__Record extracts__

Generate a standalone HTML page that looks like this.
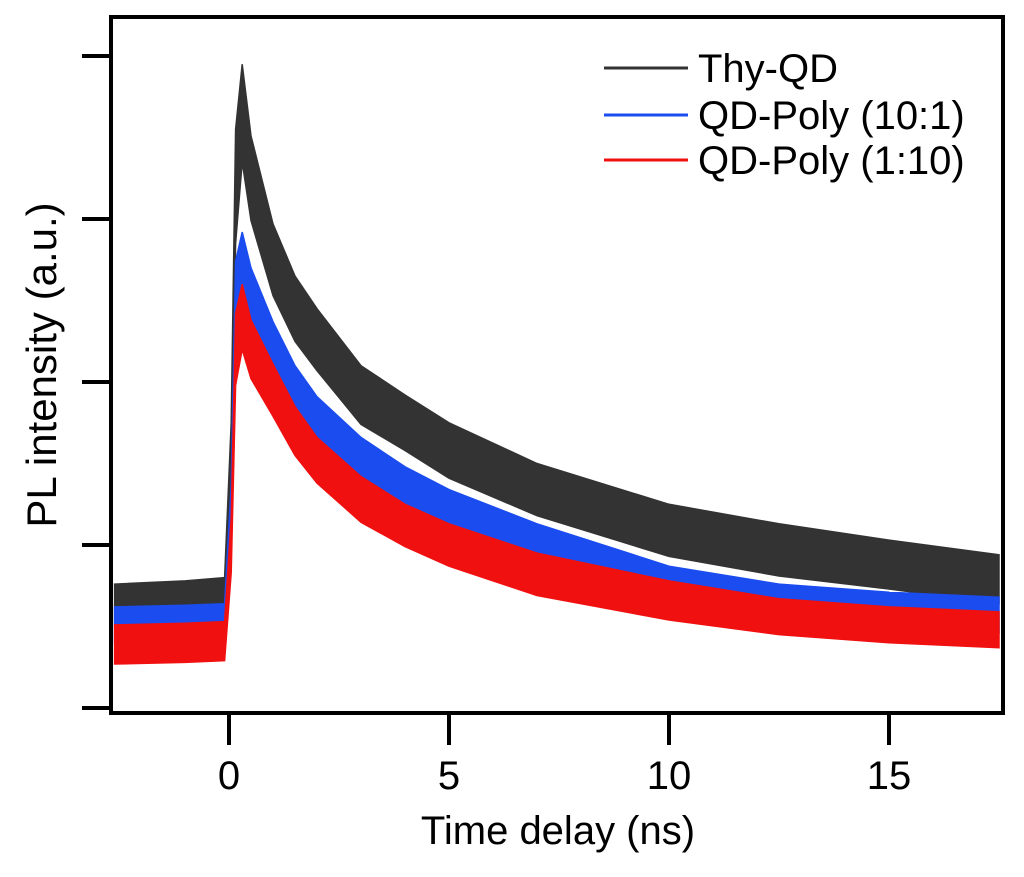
<!DOCTYPE html>
<html><head><meta charset="utf-8"><style>
body{margin:0;background:#fff;}
svg{display:block;font-family:"Liberation Sans",Arial,sans-serif;}
</style></head><body>
<svg id="chart" width="1024" height="877" viewBox="0 0 1024 877">
<g id="series"></g>
<rect x="111" y="17" width="892" height="696" fill="none" stroke="#000" stroke-width="4"/>
<g id="axes"></g>
<text x="558" y="844" font-size="40" text-anchor="middle">Time delay (ns)</text>
<text transform="translate(56,365) rotate(-90)" font-size="42" text-anchor="middle">PL intensity (a.u.)</text>
<g>
<line x1="604" y1="68" x2="688" y2="68" stroke="#333" stroke-width="3"/>
<text x="698" y="82" font-size="40">Thy-QD</text>
<line x1="604" y1="115" x2="688" y2="115" stroke="#1a4cf0" stroke-width="3"/>
<text x="698" y="129" font-size="40">QD-Poly (10:1)</text>
<line x1="604" y1="160" x2="688" y2="160" stroke="#f01010" stroke-width="3"/>
<text x="698" y="174" font-size="40">QD-Poly (1:10)</text>
</g>
</svg>
<script>
const times = [-2.6,-1,-0.1,0.05,0.15,0.3,0.5,1,1.5,2,3,4,5,7,10,12.5,15,17.5];
const thyQD   = [0.63,0.64,0.66,1.5,3.2,3.65,3.25,2.75,2.45,2.26,1.92,1.75,1.58,1.34,1.09,0.97,0.88,0.79];
const poly101 = [0.51,0.52,0.53,1.2,2.5,2.7,2.5,2.2,1.95,1.77,1.52,1.35,1.21,1.0,0.75,0.65,0.6,0.57];
const poly110 = [0.39,0.40,0.41,1.0,2.2,2.4,2.2,1.95,1.7,1.52,1.28,1.12,1.0,0.82,0.66,0.56,0.51,0.48];
const ampThy  = [0.13,0.14,0.14,0.25,0.35,0.3,0.26,0.22,0.2,0.19,0.18,0.17,0.17,0.16,0.16,0.16,0.15,0.15];
const ampBlue = [0.11,0.11,0.11,0.17,0.24,0.22,0.2,0.17,0.15,0.14,0.14,0.13,0.13,0.13,0.12,0.11,0.11,0.11];
const ampRed  = [0.12,0.12,0.12,0.17,0.22,0.2,0.18,0.16,0.15,0.14,0.14,0.13,0.13,0.13,0.12,0.11,0.11,0.11];
const xTicks = [0,5,10,15];
const yTicks = [0,1,2,3,4];

const X0=229, XS=44, Y0=708, YS=163;
function xs(t){return X0+t*XS;}
function ys(v){return Y0-v*YS;}
const NS='http://www.w3.org/2000/svg';
const sg=document.getElementById('series');
function band(vals,amp,color,name){
  let up=times.map((t,i)=>xs(t).toFixed(1)+','+ys(vals[i]+amp[i]).toFixed(1));
  let lo=times.map((t,i)=>xs(t).toFixed(1)+','+ys(vals[i]-amp[i]).toFixed(1)).reverse();
  const p=document.createElementNS(NS,'polygon');
  p.setAttribute('points',up.concat(lo).join(' '));
  p.setAttribute('fill',color);
  p.setAttribute('stroke',color);
  p.setAttribute('stroke-width','1.5');
  
  
  sg.appendChild(p);
}
band(thyQD,ampThy,'#333333','series-thy-qd');
band(poly101,ampBlue,'#1a4cf0','series-qd-poly-10-1');
band(poly110,ampRed,'#f01010','series-qd-poly-1-10');

const ax=document.getElementById('axes');
xTicks.forEach(t=>{
  const l=document.createElementNS(NS,'line');
  l.setAttribute('x1',xs(t));l.setAttribute('x2',xs(t));
  l.setAttribute('y1',713);l.setAttribute('y2',745);
  l.setAttribute('stroke','#000');l.setAttribute('stroke-width','4');
  
  
  ax.appendChild(l);
  const tx=document.createElementNS(NS,'text');
  tx.setAttribute('x',xs(t));tx.setAttribute('y',789);
  tx.setAttribute('font-size','40');tx.setAttribute('text-anchor','middle');
  tx.textContent=t;
  
  
  ax.appendChild(tx);
});
yTicks.forEach(v=>{
  const l=document.createElementNS(NS,'line');
  l.setAttribute('x1',82);l.setAttribute('x2',111);
  l.setAttribute('y1',ys(v));l.setAttribute('y2',ys(v));
  l.setAttribute('stroke','#000');l.setAttribute('stroke-width','4');
  
  
  ax.appendChild(l);
});
</script>
</body></html>
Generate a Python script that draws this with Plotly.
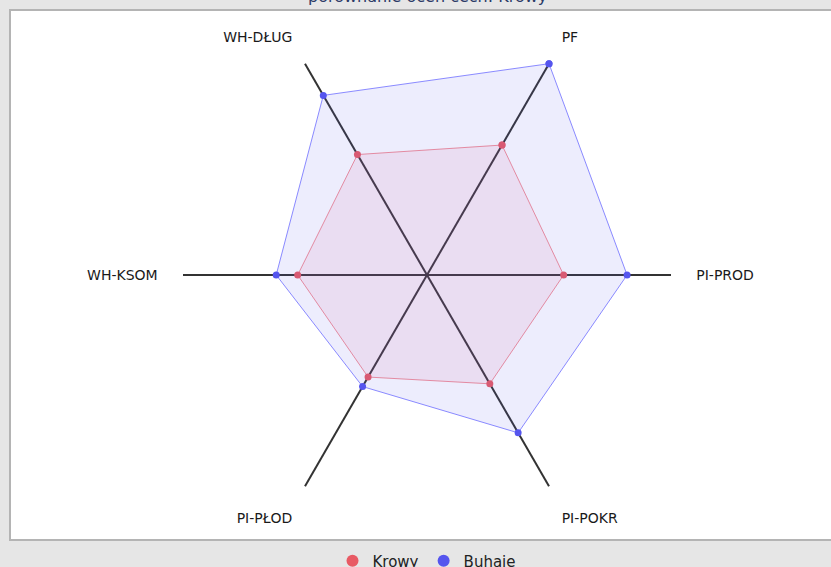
import plotly.graph_objects as go

# Data
categories = ["PF", "PI-PROD", "PI-POKR", "PI-PŁOD", "WH-KSOM", "WH-DŁUG"]
krowy = [61.5, 56.0, 51.5, 48.3, 53.0, 57.0]
buhaje = [100.0, 82.0, 74.7, 52.8, 61.8, 85.0]
series_names = ["Krowy", "Buhaje"]
title_text = "porównanie ocen cech: Krowy"

W, H = 831, 567
cx, cy, R = 427, 275, 244

red_marker = "#e85a64"
blue_marker = "#5555ee"

def closed(v):
    return list(v) + [v[0]]

fig = go.Figure()
fig.add_trace(go.Scatterpolar(
    r=closed(krowy), theta=closed(categories), name=series_names[0],
    mode="lines+markers", fill="toself", showlegend=False,
    fillcolor="rgba(230,90,140,0.10)",
    line=dict(color="rgba(240,110,120,0.75)", width=1),
    marker=dict(color=red_marker, size=7),
))
fig.add_trace(go.Scatterpolar(
    r=closed(buhaje), theta=closed(categories), name=series_names[1],
    mode="lines+markers", fill="toself", showlegend=False,
    fillcolor="rgba(90,90,240,0.11)",
    line=dict(color="rgba(110,110,255,0.8)", width=1),
    marker=dict(color=blue_marker, size=7),
))
# legend-only entries (circle symbols, as in the reference legend)
for nm, col in zip(series_names, [red_marker, blue_marker]):
    fig.add_trace(go.Scatterpolar(
        r=[None], theta=[None], name=nm, mode="markers",
        marker=dict(color=col, size=12, symbol="circle"),
        showlegend=True, hoverinfo="skip",
    ))

fig.update_layout(
    width=W, height=H,
    margin=dict(l=0, r=0, t=0, b=0, autoexpand=False),
    paper_bgcolor="#e6e6e6",
    plot_bgcolor="white",
    font=dict(family="DejaVu Sans", color="#222"),
    polar=dict(
        domain=dict(x=[(cx - R) / W, (cx + R) / W],
                    y=[(H - cy - R) / H, (H - cy + R) / H]),
        bgcolor="rgba(0,0,0,0)",
        radialaxis=dict(range=[0, 100], visible=False, showgrid=False,
                        showline=False, showticklabels=False, ticks=""),
        angularaxis=dict(type="category", categoryorder="array",
                         categoryarray=categories,
                         rotation=60, direction="clockwise",
                         showline=False, showgrid=True,
                         gridcolor="#333", gridwidth=1.5,
                         ticks="outside", ticklen=22,
                         tickcolor="rgba(0,0,0,0)",
                         tickfont=dict(size=14, color="#1a1a1a")),
    ),
    shapes=[dict(type="rect", xref="paper", yref="paper", layer="below",
                 x0=10 / W, x1=1.02, y0=(H - 540) / H, y1=(H - 10) / H,
                 fillcolor="white", line=dict(color="#b4b4b4", width=2))],
    annotations=[dict(text=title_text, xref="paper", yref="paper",
                      x=cx / W, y=1.0 + 3 / H, xanchor="center", yanchor="middle",
                      showarrow=False,
                      font=dict(size=16, color="#2b3a67", family="DejaVu Sans"))],
    showlegend=True,
    legend=dict(orientation="h", x=cx / W, xanchor="center",
                y=6 / H, yanchor="middle", bgcolor="rgba(0,0,0,0)",
                font=dict(size=15, color="#222"), itemwidth=30),
)

fig.write_html("out.html",
               config=dict(displayModeBar=False),
               post_script="document.body.style.margin='0';document.body.style.overflow='hidden';")
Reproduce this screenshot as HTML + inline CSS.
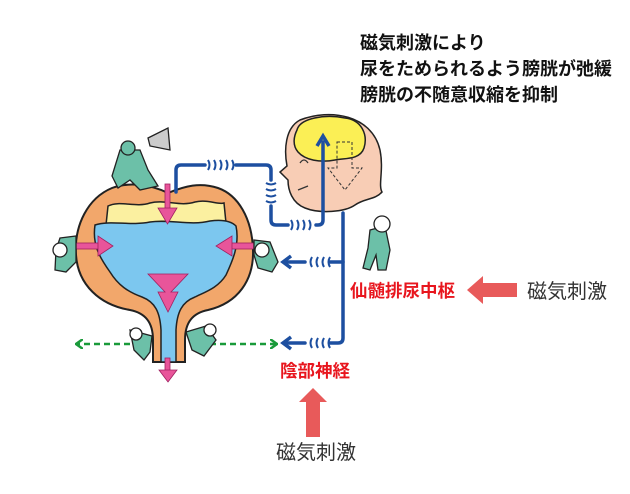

__Aim of the task__
Reproduce each line word for word and drop the pictures.

__Solution to this task__
Generate a standalone HTML page that looks like this.
<!DOCTYPE html>
<html><head><meta charset="utf-8"><style>
body{margin:0;background:#fff;}
svg{display:block;font-family:"Liberation Sans",Arial,sans-serif;}
</style></head><body>
<svg id="chart" width="1024" height="877" viewBox="0 0 1024 877">
<g id="series"></g>
<rect x="111" y="17" width="892" height="696" fill="none" stroke="#000" stroke-width="4"/>
<g id="axes"></g>
<text x="558" y="844" font-size="40" text-anchor="middle">Time delay (ns)</text>
<text transform="translate(56,365) rotate(-90)" font-size="42" text-anchor="middle">PL intensity (a.u.)</text>
<g>
<line x1="604" y1="68" x2="688" y2="68" stroke="#333" stroke-width="3"/>
<text x="698" y="82" font-size="40">Thy-QD</text>
<line x1="604" y1="115" x2="688" y2="115" stroke="#1a4cf0" stroke-width="3"/>
<text x="698" y="129" font-size="40">QD-Poly (10:1)</text>
<line x1="604" y1="160" x2="688" y2="160" stroke="#f01010" stroke-width="3"/>
<text x="698" y="174" font-size="40">QD-Poly (1:10)</text>
</g>
</svg>
<script>
const times = [-2.6,-1,-0.1,0.05,0.15,0.3,0.5,1,1.5,2,3,4,5,7,10,12.5,15,17.5];
const thyQD   = [0.63,0.64,0.66,1.5,3.2,3.65,3.25,2.75,2.45,2.26,1.92,1.75,1.58,1.34,1.09,0.97,0.88,0.79];
const poly101 = [0.51,0.52,0.53,1.2,2.5,2.7,2.5,2.2,1.95,1.77,1.52,1.35,1.21,1.0,0.75,0.65,0.6,0.57];
const poly110 = [0.39,0.40,0.41,1.0,2.2,2.4,2.2,1.95,1.7,1.52,1.28,1.12,1.0,0.82,0.66,0.56,0.51,0.48];
const ampThy  = [0.13,0.14,0.14,0.25,0.35,0.3,0.26,0.22,0.2,0.19,0.18,0.17,0.17,0.16,0.16,0.16,0.15,0.15];
const ampBlue = [0.11,0.11,0.11,0.17,0.24,0.22,0.2,0.17,0.15,0.14,0.14,0.13,0.13,0.13,0.12,0.11,0.11,0.11];
const ampRed  = [0.12,0.12,0.12,0.17,0.22,0.2,0.18,0.16,0.15,0.14,0.14,0.13,0.13,0.13,0.12,0.11,0.11,0.11];
const xTicks = [0,5,10,15];
const yTicks = [0,1,2,3,4];

const X0=229, XS=44, Y0=708, YS=163;
function xs(t){return X0+t*XS;}
function ys(v){return Y0-v*YS;}
const NS='http://www.w3.org/2000/svg';
const sg=document.getElementById('series');
function band(vals,amp,color,name){
  let up=times.map((t,i)=>xs(t).toFixed(1)+','+ys(vals[i]+amp[i]).toFixed(1));
  let lo=times.map((t,i)=>xs(t).toFixed(1)+','+ys(vals[i]-amp[i]).toFixed(1)).reverse();
  const p=document.createElementNS(NS,'polygon');
  p.setAttribute('points',up.concat(lo).join(' '));
  p.setAttribute('fill',color);
  p.setAttribute('stroke',color);
  p.setAttribute('stroke-width','1.5');
  
  
  sg.appendChild(p);
}
band(thyQD,ampThy,'#333333','series-thy-qd');
band(poly101,ampBlue,'#1a4cf0','series-qd-poly-10-1');
band(poly110,ampRed,'#f01010','series-qd-poly-1-10');

const ax=document.getElementById('axes');
xTicks.forEach(t=>{
  const l=document.createElementNS(NS,'line');
  l.setAttribute('x1',xs(t));l.setAttribute('x2',xs(t));
  l.setAttribute('y1',713);l.setAttribute('y2',745);
  l.setAttribute('stroke','#000');l.setAttribute('stroke-width','4');
  
  
  ax.appendChild(l);
  const tx=document.createElementNS(NS,'text');
  tx.setAttribute('x',xs(t));tx.setAttribute('y',789);
  tx.setAttribute('font-size','40');tx.setAttribute('text-anchor','middle');
  tx.textContent=t;
  
  
  ax.appendChild(tx);
});
yTicks.forEach(v=>{
  const l=document.createElementNS(NS,'line');
  l.setAttribute('x1',82);l.setAttribute('x2',111);
  l.setAttribute('y1',ys(v));l.setAttribute('y2',ys(v));
  l.setAttribute('stroke','#000');l.setAttribute('stroke-width','4');
  
  
  ax.appendChild(l);
});
</script>
</body></html>
Generate a Python script that draws this with Plotly.
import plotly.graph_objects as go

# Data
categories = ["PF", "PI-PROD", "PI-POKR", "PI-PŁOD", "WH-KSOM", "WH-DŁUG"]
krowy = [61.5, 56.0, 51.5, 48.3, 53.0, 57.0]
buhaje = [100.0, 82.0, 74.7, 52.8, 61.8, 85.0]
series_names = ["Krowy", "Buhaje"]
title_text = "porównanie ocen cech: Krowy"

W, H = 831, 567
cx, cy, R = 427, 275, 244

red_marker = "#e85a64"
blue_marker = "#5555ee"

def closed(v):
    return list(v) + [v[0]]

fig = go.Figure()
fig.add_trace(go.Scatterpolar(
    r=closed(krowy), theta=closed(categories), name=series_names[0],
    mode="lines+markers", fill="toself", showlegend=False,
    fillcolor="rgba(230,90,140,0.10)",
    line=dict(color="rgba(240,110,120,0.75)", width=1),
    marker=dict(color=red_marker, size=7),
))
fig.add_trace(go.Scatterpolar(
    r=closed(buhaje), theta=closed(categories), name=series_names[1],
    mode="lines+markers", fill="toself", showlegend=False,
    fillcolor="rgba(90,90,240,0.11)",
    line=dict(color="rgba(110,110,255,0.8)", width=1),
    marker=dict(color=blue_marker, size=7),
))
# legend-only entries (circle symbols, as in the reference legend)
for nm, col in zip(series_names, [red_marker, blue_marker]):
    fig.add_trace(go.Scatterpolar(
        r=[None], theta=[None], name=nm, mode="markers",
        marker=dict(color=col, size=12, symbol="circle"),
        showlegend=True, hoverinfo="skip",
    ))

fig.update_layout(
    width=W, height=H,
    margin=dict(l=0, r=0, t=0, b=0, autoexpand=False),
    paper_bgcolor="#e6e6e6",
    plot_bgcolor="white",
    font=dict(family="DejaVu Sans", color="#222"),
    polar=dict(
        domain=dict(x=[(cx - R) / W, (cx + R) / W],
                    y=[(H - cy - R) / H, (H - cy + R) / H]),
        bgcolor="rgba(0,0,0,0)",
        radialaxis=dict(range=[0, 100], visible=False, showgrid=False,
                        showline=False, showticklabels=False, ticks=""),
        angularaxis=dict(type="category", categoryorder="array",
                         categoryarray=categories,
                         rotation=60, direction="clockwise",
                         showline=False, showgrid=True,
                         gridcolor="#333", gridwidth=1.5,
                         ticks="outside", ticklen=22,
                         tickcolor="rgba(0,0,0,0)",
                         tickfont=dict(size=14, color="#1a1a1a")),
    ),
    shapes=[dict(type="rect", xref="paper", yref="paper", layer="below",
                 x0=10 / W, x1=1.02, y0=(H - 540) / H, y1=(H - 10) / H,
                 fillcolor="white", line=dict(color="#b4b4b4", width=2))],
    annotations=[dict(text=title_text, xref="paper", yref="paper",
                      x=cx / W, y=1.0 + 3 / H, xanchor="center", yanchor="middle",
                      showarrow=False,
                      font=dict(size=16, color="#2b3a67", family="DejaVu Sans"))],
    showlegend=True,
    legend=dict(orientation="h", x=cx / W, xanchor="center",
                y=6 / H, yanchor="middle", bgcolor="rgba(0,0,0,0)",
                font=dict(size=15, color="#222"), itemwidth=30),
)

fig.write_html("out.html",
               config=dict(displayModeBar=False),
               post_script="document.body.style.margin='0';document.body.style.overflow='hidden';")
Reproduce this screenshot as HTML + inline CSS.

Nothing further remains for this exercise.